The Canadian Radio-television and Telecommunications Commission (CRTC) today begins a public hearing which will tackle whether or not high-speed Internet should be considered a basic communication service.
Dozens of broadband issues will be considered in the regulators Lets #TalkBroadband hearing but the main focus is expected to be four key questions:
- How should broadband access be extended throughout Canada and its remote northern territories?
- Should high-speed Internet access be considered a basic telecom service?
- If it should, how will broadband speeds and services be defined?
- How will the service be paid for?
“Today, we are starting a three-week hearing to examine the basic telecommunications services that Canadians need to participate in the digital economy,” said Jean-Pierre Blais, the chairman, and CEO, CRTC, in a statement. “This will be an opportunity for the CRTC to test, challenge and validate the evidence that has been put on the public record.”
More than 25 000 comments were received by the CRTC during the first phase of the consultation which kicked off in April last year, and more than 30 000 Canadians filled out the questionnaire during the second phase.
The hearing starts today and ends April 28 in Ottawa. Canadians are again being asked to take part in an online forum that will remain open until 8 pm EST. The transcript of the discussion on the online forum will be added to the public record of the CRTC’s evidence-based proceedings and considered as part of its decision-making process.
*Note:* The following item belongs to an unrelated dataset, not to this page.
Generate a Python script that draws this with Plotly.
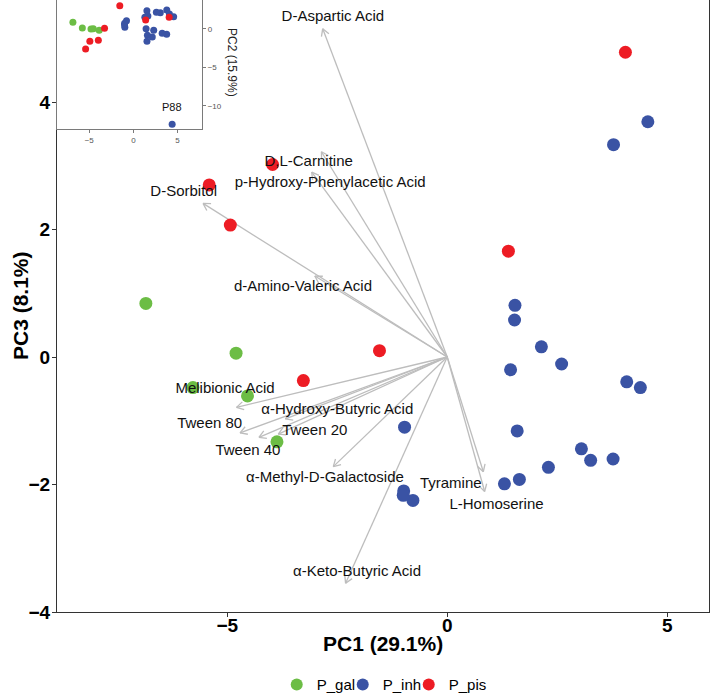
import numpy as np
import plotly.graph_objects as go

# ---------------- data ----------------
groups = ["P_gal", "P_inh", "P_pis"]
group_colors = ["#6cbd45", "#3a53a4", "#ed1c24"]

gal_pc1 = [-6.85, -5.78, -4.80, -4.54, -3.87]
gal_pc2 = [0.83, 0.09, -0.04, 0.00, -0.21]
gal_pc3 = [0.84, -0.48, 0.06, -0.61, -1.33]

inh_pc1 = [4.56, 4.39, 4.08, 3.78, 3.77, 3.26, 3.05, 2.60, 2.30, 2.14,
           1.64, 1.59, 1.54, 1.53, 1.44, 1.30, -0.78, -0.97, -0.99, -1.00]
inh_pc2 = [1.56, -12.4, 1.91, 2.43, -0.73, -0.60, 2.08, 2.13, -0.21, -1.08,
           1.65, -0.86, -1.64, 2.34, 0.00, 1.50, 1.04, 0.18, 0.70, 0.50]
inh_pc3 = [3.69, -0.48, -0.39, 3.33, -1.60, -1.62, -1.44, -0.11, -1.73, 0.16,
           -1.92, -1.16, 0.81, 0.58, -0.20, -1.99, -2.25, -1.10, -2.10, -2.17]

pis_pc1 = [-5.41, -4.93, -3.97, -3.27, -1.54, 1.39, 4.05]
pis_pc2 = [-2.64, -1.64, -1.51, 0.05, 2.99, 1.13, 1.48]
pis_pc3 = [2.70, 2.07, 3.02, -0.37, 0.10, 1.66, 4.78]

outlier_label = "P88"
outlier_pc1 = 4.39
outlier_pc2 = -12.4

load_names = ["D-Aspartic Acid", "D,L-Carnitine", "p-Hydroxy-Phenylacetic Acid",
              "D-Sorbitol", "d-Amino-Valeric Acid", "Melibionic Acid",
              "α-Hydroxy-Butyric Acid", "Tween 80", "Tween 40", "Tween 20",
              "α-Methyl-D-Galactoside", "Tyramine", "L-Homoserine",
              "α-Keto-Butyric Acid"]
load_pc1 = [-2.83, -2.86, -3.08, -5.55, -3.01, -4.79, -3.68, -4.71, -4.28, -3.84,
            -2.59, 0.82, 0.85, -2.31]
load_pc3 = [5.15, 3.22, 2.90, 2.41, 1.27, -0.79, -0.97, -1.19, -1.26, -1.21,
            -1.72, -1.80, -2.11, -3.55]
label_pc1 = [-2.60, -3.15, -2.66, -5.99, -3.28, -5.05, -2.50, -5.40, -4.53, -3.01,
             -2.78, 0.08, 1.12, -2.05]
label_pc3 = [5.33, 3.05, 2.72, 2.58, 1.09, -0.51, -0.83, -1.05, -1.48, -1.16,
             -1.90, -2.00, -2.32, -3.38]

x_title = "PC1 (29.1%)"
y_title = "PC3 (8.1%)"
inset_y_title = "PC2 (15.9%)"
main_x_ticks = [-5, 0, 5]
main_y_ticks = [-4, -2, 0, 2, 4]
inset_x_ticks = [-5, 0, 5]
inset_y_ticks = [-10, -5, 0]

# ---------------- layout geometry ----------------
W, H = 710, 700
ML, MR, MT, MB = 57, 1, 0, 88
XR = [-8.87, 5.95]
YR = [-4.0, 5.6]
IXR = [-8.65, 7.77]
IYR = [-13.06, 3.73]
pw = W - ML - MR
ph = H - MT - MB
sx = pw / (XR[1] - XR[0])
sy = ph / (YR[1] - YR[0])

FONT = "Liberation Sans, Arial, Helvetica, sans-serif"

fig = go.Figure()

# arrows (shaft + open head)
ax_, ay_ = [], []
head_len = 8.0
for x1, y1 in zip(load_pc1, load_pc3):
    ax_ += [0, x1, None]
    ay_ += [0, y1, None]
    ang = np.arctan2(y1 * sy, x1 * sx)
    for s in (1, -1):
        a = ang + np.pi + s * np.radians(30)
        ax_ += [x1 + head_len * np.cos(a) / sx, x1, None]
        ay_ += [y1 + head_len * np.sin(a) / sy, y1, None]
fig.add_trace(go.Scatter(x=ax_, y=ay_, mode="lines",
                         line=dict(color="#bdbdbd", width=1.3),
                         hoverinfo="skip", showlegend=False))

# points (main)
data = [(gal_pc1, gal_pc2, gal_pc3), (inh_pc1, inh_pc2, inh_pc3), (pis_pc1, pis_pc2, pis_pc3)]
for g, c, (p1, p2, p3) in zip(groups, group_colors, data):
    fig.add_trace(go.Scatter(x=p1, y=p3, mode="markers", name=g,
                             marker=dict(color=c, size=13, line=dict(width=0)),
                             legendgroup=g))

# invisible spacer entry so the last legend label is not clipped
fig.add_trace(go.Scatter(x=[None], y=[None], mode="markers", name=" ",
                         marker=dict(color="rgba(0,0,0,0)", size=1),
                         hoverinfo="skip"))

# loading labels
fig.add_trace(go.Scatter(x=label_pc1, y=label_pc3, mode="text", text=load_names,
                         textposition="middle center",
                         textfont=dict(family=FONT, size=15, color="#111111"),
                         hoverinfo="skip", showlegend=False))

# inset points
for g, c, (p1, p2, p3) in zip(groups, group_colors, data):
    fig.add_trace(go.Scatter(x=p1, y=p2, mode="markers", name=g,
                             marker=dict(color=c, size=7, line=dict(width=0)),
                             xaxis="x2", yaxis="y2", showlegend=False,
                             legendgroup=g))

fig.add_annotation(x=outlier_pc1, y=outlier_pc2, xref="x2", yref="y2",
                   text=outlier_label, showarrow=False, yshift=17,
                   font=dict(family=FONT, size=11, color="#111111"))

fig.add_annotation(x=(232 - ML) / pw, y=1 - 62 / ph, xref="paper", yref="paper",
                   xanchor="center", yanchor="middle",
                   text=inset_y_title, showarrow=False, textangle=90,
                   font=dict(family=FONT, size=12, color="#222222"))

# axis titles
fig.add_annotation(x=0.5, y=0, xref="paper", yref="paper", xanchor="center",
                   yanchor="middle", yshift=-31, showarrow=False,
                   text="<b>" + x_title + "</b>",
                   font=dict(family=FONT, size=21, color="#000000"))
fig.add_annotation(x=0, y=0.5, xref="paper", yref="paper", xanchor="center",
                   yanchor="middle", xshift=-37, showarrow=False, textangle=-90,
                   text="<b>" + y_title + "</b>",
                   font=dict(family=FONT, size=21, color="#000000"))

fig.update_layout(
    width=W, height=H,
    margin=dict(l=ML, r=MR, t=MT, b=MB, autoexpand=False),
    paper_bgcolor="white", plot_bgcolor="white",
    font=dict(family=FONT, color="#000000"),
    xaxis=dict(range=XR, domain=[0, 1], showgrid=False, zeroline=False,
               automargin=False,
               showline=True, mirror=True, linecolor="#333333", linewidth=1.2,
               ticks="outside", ticklen=4, tickcolor="#333333",
               tickvals=main_x_ticks, ticklabelstandoff=-8,
               tickfont=dict(family=FONT, size=19, color="#000000", weight="bold")),
    yaxis=dict(range=YR, domain=[0, 1], showgrid=False, zeroline=False,
               automargin=False,
               showline=True, mirror=True, linecolor="#333333", linewidth=1.2,
               ticks="outside", ticklen=4, tickcolor="#333333",
               tickvals=main_y_ticks, ticklabelstandoff=-2,
               tickfont=dict(family=FONT, size=19, color="#000000", weight="bold")),
    xaxis2=dict(range=IXR, domain=[0, 145 / pw], anchor="y2", showgrid=False,
                automargin=False,
                zeroline=False, showline=True, mirror=True, linecolor="#7a7a7a",
                linewidth=1.2, ticks="outside", ticklen=3, tickcolor="#7a7a7a",
                tickvals=inset_x_ticks,
                tickfont=dict(family=FONT, size=8, color="#555555")),
    yaxis2=dict(range=IYR, domain=[1 - 129.3 / ph, 1], anchor="x2", side="right",
                automargin=False,
                showgrid=False, zeroline=False, showline=True, mirror=True,
                linecolor="#7a7a7a", linewidth=1.2, ticks="outside", ticklen=3,
                tickcolor="#7a7a7a", tickvals=inset_y_ticks,
                tickfont=dict(family=FONT, size=8, color="#555555")),
    legend=dict(orientation="h", x=0.337, xanchor="left", y=-0.119,
                yanchor="middle", font=dict(family=FONT, size=15),
                itemsizing="constant", itemwidth=30, entrywidth=21,
                entrywidthmode="pixels", bgcolor="rgba(0,0,0,0)"),
)

fig.write_html("out.html", config={"displayModeBar": False},
               post_script="document.body.style.margin='0';")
Hundreds of written submissions have been received by the CRTC. No less than 90 individuals, academics, advocacy organizations, lobby groups, academics, municipalities, as well as telecom companies are scheduled to appear at the hearing.
While many people in many major Canadian cities might think that high-speed Internet has become ubiquitous, this is simply not true for the rest of the people leaving throughout the country’s vast expanse.
A map of broadband coverage released by the CRTC, actually depicts that at the end of 2015,
Internet coverage is largely concentrated in areas straddling the Canada-United States border.
According to the CRTC, Internet speeds “at or above” the regulator’s target of 5 megabits per second load and 1 megabit per second upload within hexagon areas of 25 square kilometres “may not be achievable throughout the entire LTE coverage area.”
People living in rural areas in Canada’s northern territories are much more likely to be dissatisfied with Internet speed and reliability (if they happen to have broadband access at all) than people living in the southern parts of the country, according to a recent survey by Ottawa-based EKOS Research Associates for the CRTC. More than 28,700 people were polled for the survey.
“Countrywide, more than one in five Canadians with Internet service said that they limit their use (or at least have done so in the last 12 months),” according to EKOS.
Most of the time this is related to the capacity of the service (i.e., reliability, speed, monthly data cap), or to the cost.
“The extent of limitations, however, is fifty per cent greater among rural consumers than it is among urban consumers, with one in three saying that they limit themselves to at least some extent, largely because of capacity or cost of their home Internet service,” the polling firm said. “This is particularly acute in areas of the country served exclusively by DSL, fixed wireless and/or satellite, where reliability, download speeds, and monthly data allowances are vastly inferior to those reported by urban residents.”